→ STATED PROBLEM: Skip every picture and transcribe the remaining material exactly.

→ COLLECTED MATERIAL:
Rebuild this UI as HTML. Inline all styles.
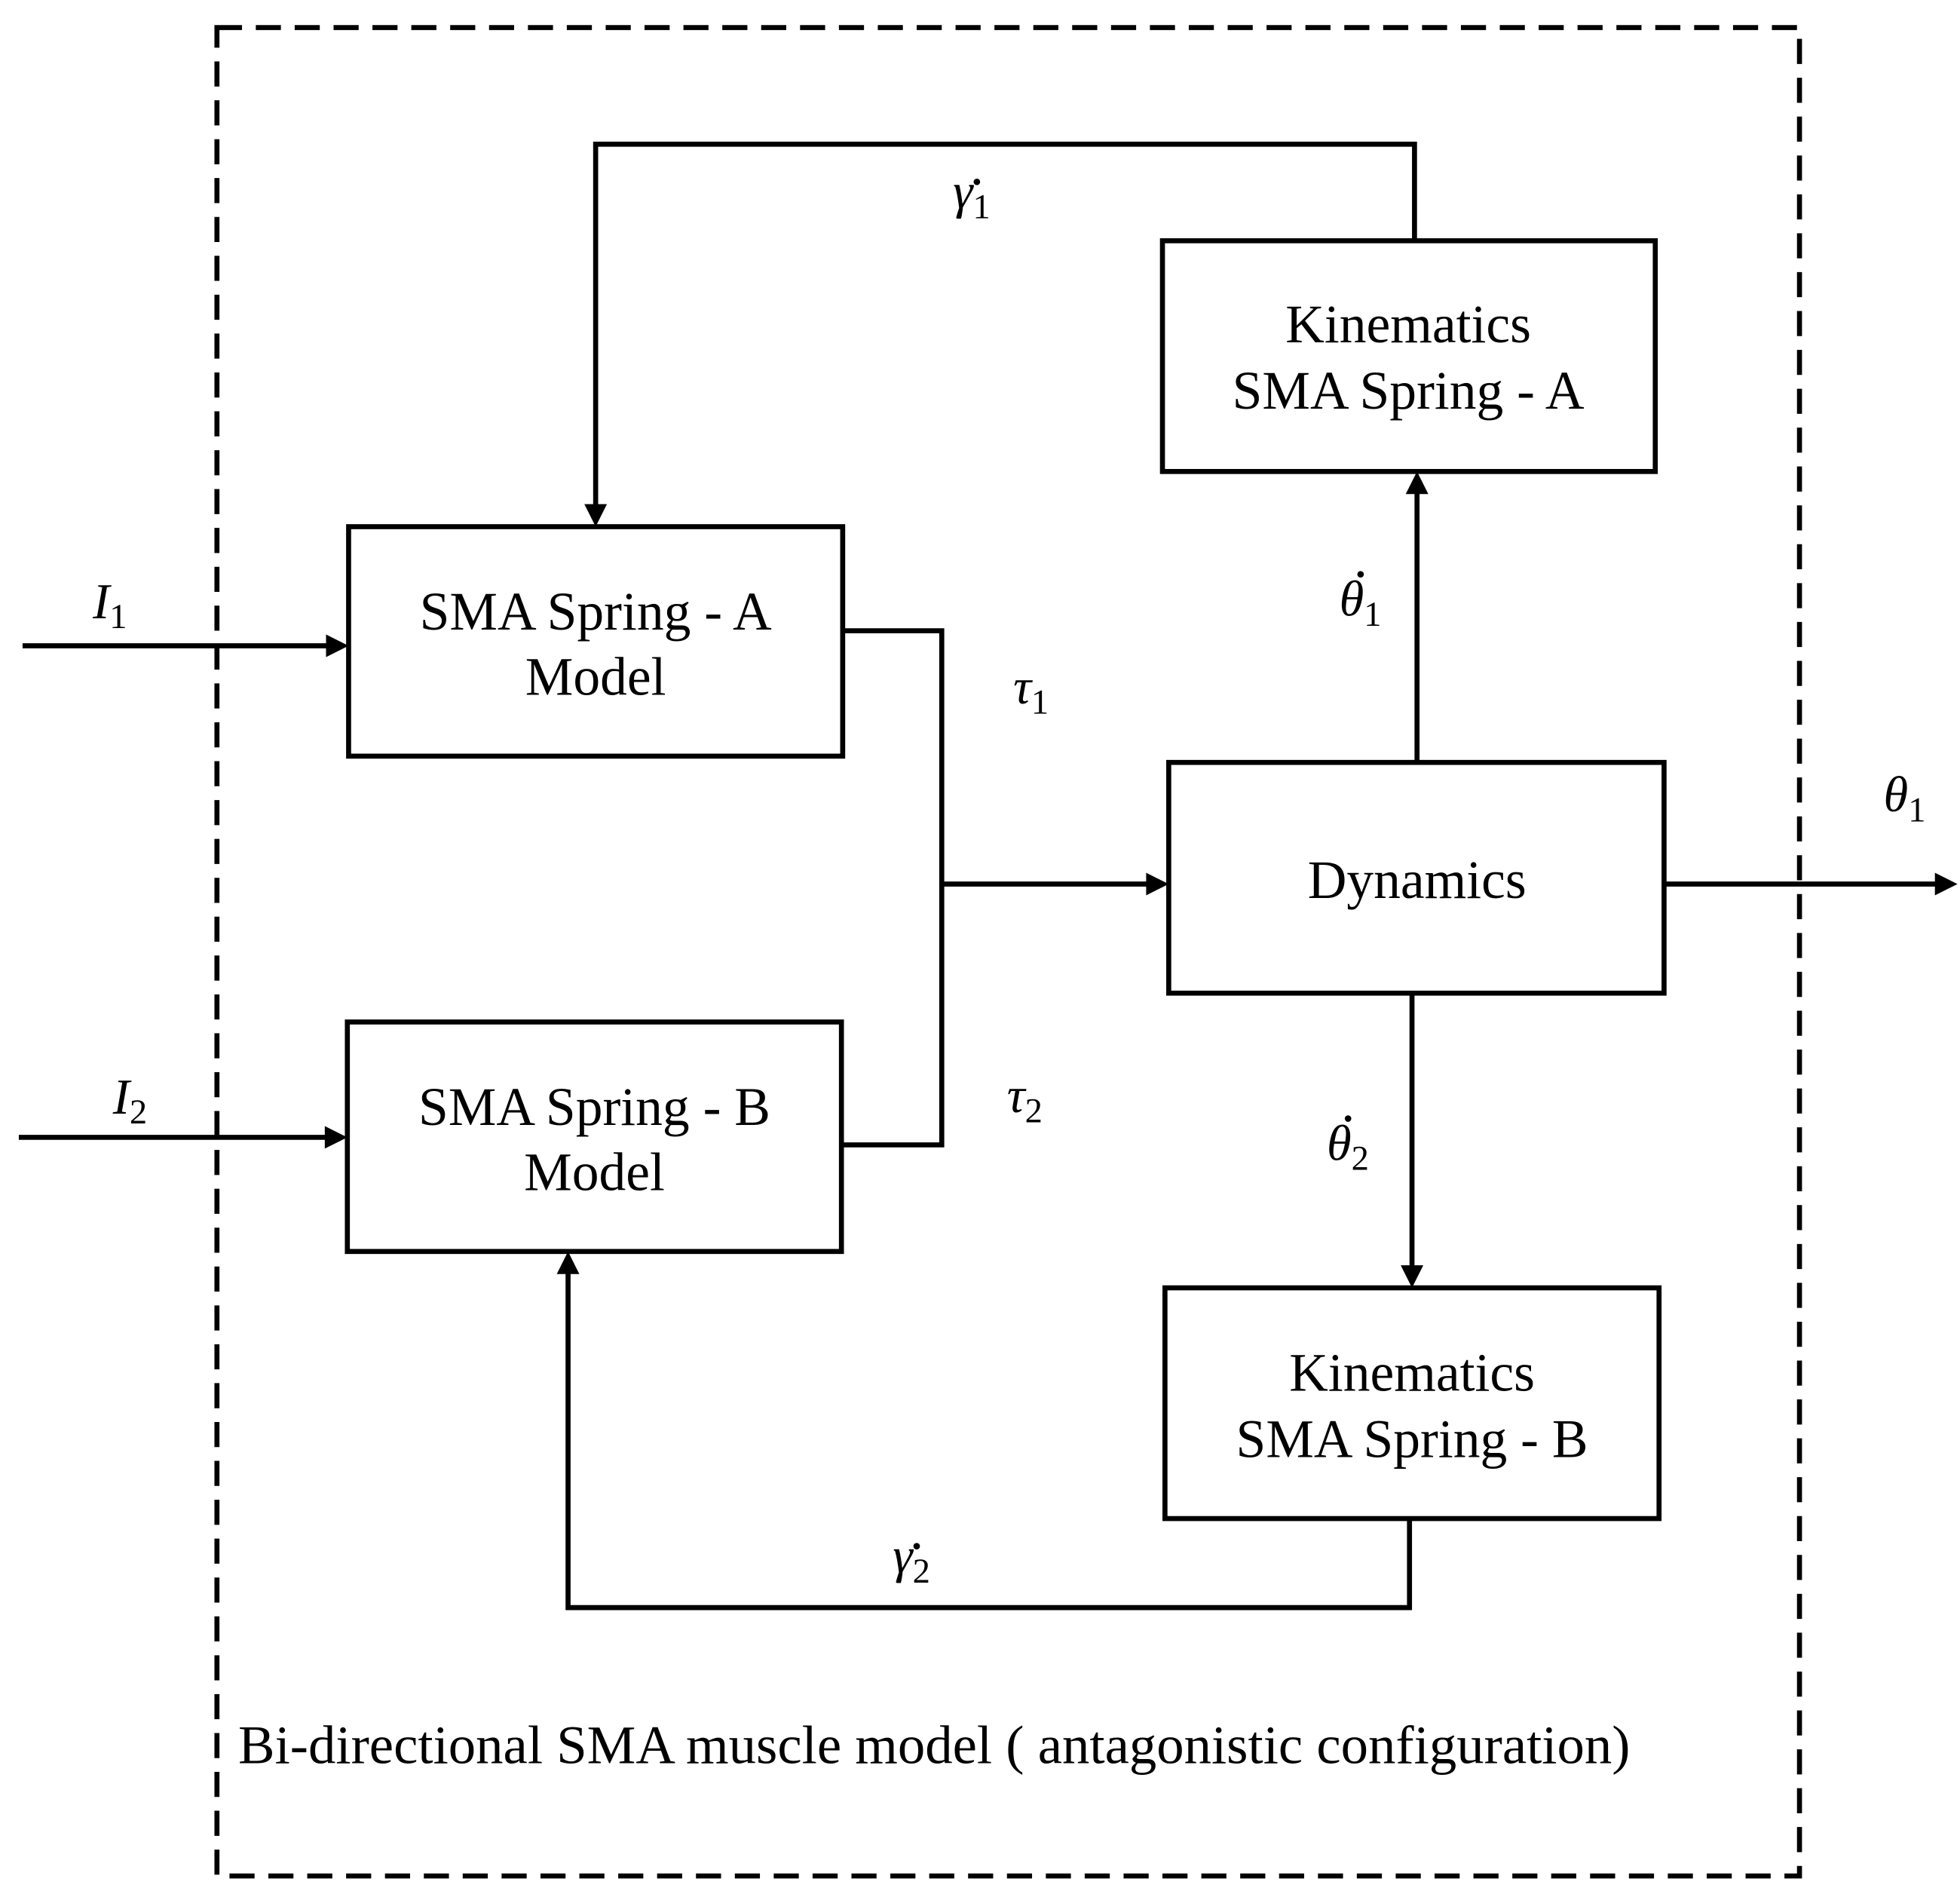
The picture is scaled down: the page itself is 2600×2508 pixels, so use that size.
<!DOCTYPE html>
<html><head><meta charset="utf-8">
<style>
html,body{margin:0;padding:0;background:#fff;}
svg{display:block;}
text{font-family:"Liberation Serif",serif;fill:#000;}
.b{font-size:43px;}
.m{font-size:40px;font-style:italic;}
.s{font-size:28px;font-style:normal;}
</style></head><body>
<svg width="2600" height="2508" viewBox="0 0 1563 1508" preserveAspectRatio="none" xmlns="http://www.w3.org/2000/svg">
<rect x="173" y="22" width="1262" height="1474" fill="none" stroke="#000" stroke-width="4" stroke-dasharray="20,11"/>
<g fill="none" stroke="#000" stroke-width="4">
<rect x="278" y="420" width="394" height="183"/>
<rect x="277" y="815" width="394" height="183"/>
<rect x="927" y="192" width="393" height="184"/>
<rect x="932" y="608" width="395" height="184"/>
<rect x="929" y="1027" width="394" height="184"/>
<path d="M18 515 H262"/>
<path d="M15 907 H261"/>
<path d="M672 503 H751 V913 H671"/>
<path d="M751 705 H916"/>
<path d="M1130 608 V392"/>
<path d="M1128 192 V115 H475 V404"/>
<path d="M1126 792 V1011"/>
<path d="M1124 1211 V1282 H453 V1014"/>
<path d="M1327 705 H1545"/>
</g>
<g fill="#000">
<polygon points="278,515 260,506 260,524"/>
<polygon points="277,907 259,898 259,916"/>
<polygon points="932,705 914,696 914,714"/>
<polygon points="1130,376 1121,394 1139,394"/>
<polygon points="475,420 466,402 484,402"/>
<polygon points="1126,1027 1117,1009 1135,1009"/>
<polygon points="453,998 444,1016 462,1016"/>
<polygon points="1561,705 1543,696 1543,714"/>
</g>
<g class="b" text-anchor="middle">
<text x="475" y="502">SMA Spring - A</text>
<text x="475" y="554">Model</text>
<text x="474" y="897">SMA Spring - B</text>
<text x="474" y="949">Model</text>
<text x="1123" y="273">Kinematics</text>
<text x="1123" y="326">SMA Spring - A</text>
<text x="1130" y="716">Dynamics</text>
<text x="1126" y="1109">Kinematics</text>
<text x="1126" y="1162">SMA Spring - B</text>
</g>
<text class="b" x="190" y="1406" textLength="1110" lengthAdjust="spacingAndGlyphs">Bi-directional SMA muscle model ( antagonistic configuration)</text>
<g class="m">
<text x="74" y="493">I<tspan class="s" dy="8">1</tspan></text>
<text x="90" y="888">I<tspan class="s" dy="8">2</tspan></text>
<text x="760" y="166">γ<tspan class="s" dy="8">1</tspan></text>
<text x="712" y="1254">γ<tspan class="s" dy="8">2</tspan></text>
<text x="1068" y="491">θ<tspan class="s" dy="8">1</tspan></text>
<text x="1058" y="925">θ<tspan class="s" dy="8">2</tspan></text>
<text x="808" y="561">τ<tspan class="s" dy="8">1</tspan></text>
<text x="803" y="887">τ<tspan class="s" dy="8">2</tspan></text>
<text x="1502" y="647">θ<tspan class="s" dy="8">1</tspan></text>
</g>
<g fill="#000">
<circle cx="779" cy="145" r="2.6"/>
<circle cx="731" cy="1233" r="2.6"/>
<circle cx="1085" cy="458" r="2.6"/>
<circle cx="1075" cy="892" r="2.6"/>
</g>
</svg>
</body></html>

→ SOLUTION FOR THIS PROBLEM:
Rebuild this UI as HTML. Inline all styles.
The picture is scaled down: the page itself is 2600×2508 pixels, so use that size.
<!DOCTYPE html>
<html><head><meta charset="utf-8">
<style>
html,body{margin:0;padding:0;background:#fff;}
svg{display:block;}
text{font-family:"Liberation Serif",serif;fill:#000;}
.b{font-size:43px;}
.m{font-size:40px;font-style:italic;}
.s{font-size:28px;font-style:normal;}
</style></head><body>
<svg width="2600" height="2508" viewBox="0 0 1563 1508" preserveAspectRatio="none" xmlns="http://www.w3.org/2000/svg">
<rect x="173" y="22" width="1262" height="1474" fill="none" stroke="#000" stroke-width="4" stroke-dasharray="20,11"/>
<g fill="none" stroke="#000" stroke-width="4">
<rect x="278" y="420" width="394" height="183"/>
<rect x="277" y="815" width="394" height="183"/>
<rect x="927" y="192" width="393" height="184"/>
<rect x="932" y="608" width="395" height="184"/>
<rect x="929" y="1027" width="394" height="184"/>
<path d="M18 515 H262"/>
<path d="M15 907 H261"/>
<path d="M672 503 H751 V913 H671"/>
<path d="M751 705 H916"/>
<path d="M1130 608 V392"/>
<path d="M1128 192 V115 H475 V404"/>
<path d="M1126 792 V1011"/>
<path d="M1124 1211 V1282 H453 V1014"/>
<path d="M1327 705 H1545"/>
</g>
<g fill="#000">
<polygon points="278,515 260,506 260,524"/>
<polygon points="277,907 259,898 259,916"/>
<polygon points="932,705 914,696 914,714"/>
<polygon points="1130,376 1121,394 1139,394"/>
<polygon points="475,420 466,402 484,402"/>
<polygon points="1126,1027 1117,1009 1135,1009"/>
<polygon points="453,998 444,1016 462,1016"/>
<polygon points="1561,705 1543,696 1543,714"/>
</g>
<g class="b" text-anchor="middle">
<text x="475" y="502">SMA Spring - A</text>
<text x="475" y="554">Model</text>
<text x="474" y="897">SMA Spring - B</text>
<text x="474" y="949">Model</text>
<text x="1123" y="273">Kinematics</text>
<text x="1123" y="326">SMA Spring - A</text>
<text x="1130" y="716">Dynamics</text>
<text x="1126" y="1109">Kinematics</text>
<text x="1126" y="1162">SMA Spring - B</text>
</g>
<text class="b" x="190" y="1406" textLength="1110" lengthAdjust="spacingAndGlyphs">Bi-directional SMA muscle model ( antagonistic configuration)</text>
<g class="m">
<text x="74" y="493">I<tspan class="s" dy="8">1</tspan></text>
<text x="90" y="888">I<tspan class="s" dy="8">2</tspan></text>
<text x="760" y="166">γ<tspan class="s" dy="8">1</tspan></text>
<text x="712" y="1254">γ<tspan class="s" dy="8">2</tspan></text>
<text x="1068" y="491">θ<tspan class="s" dy="8">1</tspan></text>
<text x="1058" y="925">θ<tspan class="s" dy="8">2</tspan></text>
<text x="808" y="561">τ<tspan class="s" dy="8">1</tspan></text>
<text x="803" y="887">τ<tspan class="s" dy="8">2</tspan></text>
<text x="1502" y="647">θ<tspan class="s" dy="8">1</tspan></text>
</g>
<g fill="#000">
<circle cx="779" cy="145" r="2.6"/>
<circle cx="731" cy="1233" r="2.6"/>
<circle cx="1085" cy="458" r="2.6"/>
<circle cx="1075" cy="892" r="2.6"/>
</g>
</svg>
</body></html>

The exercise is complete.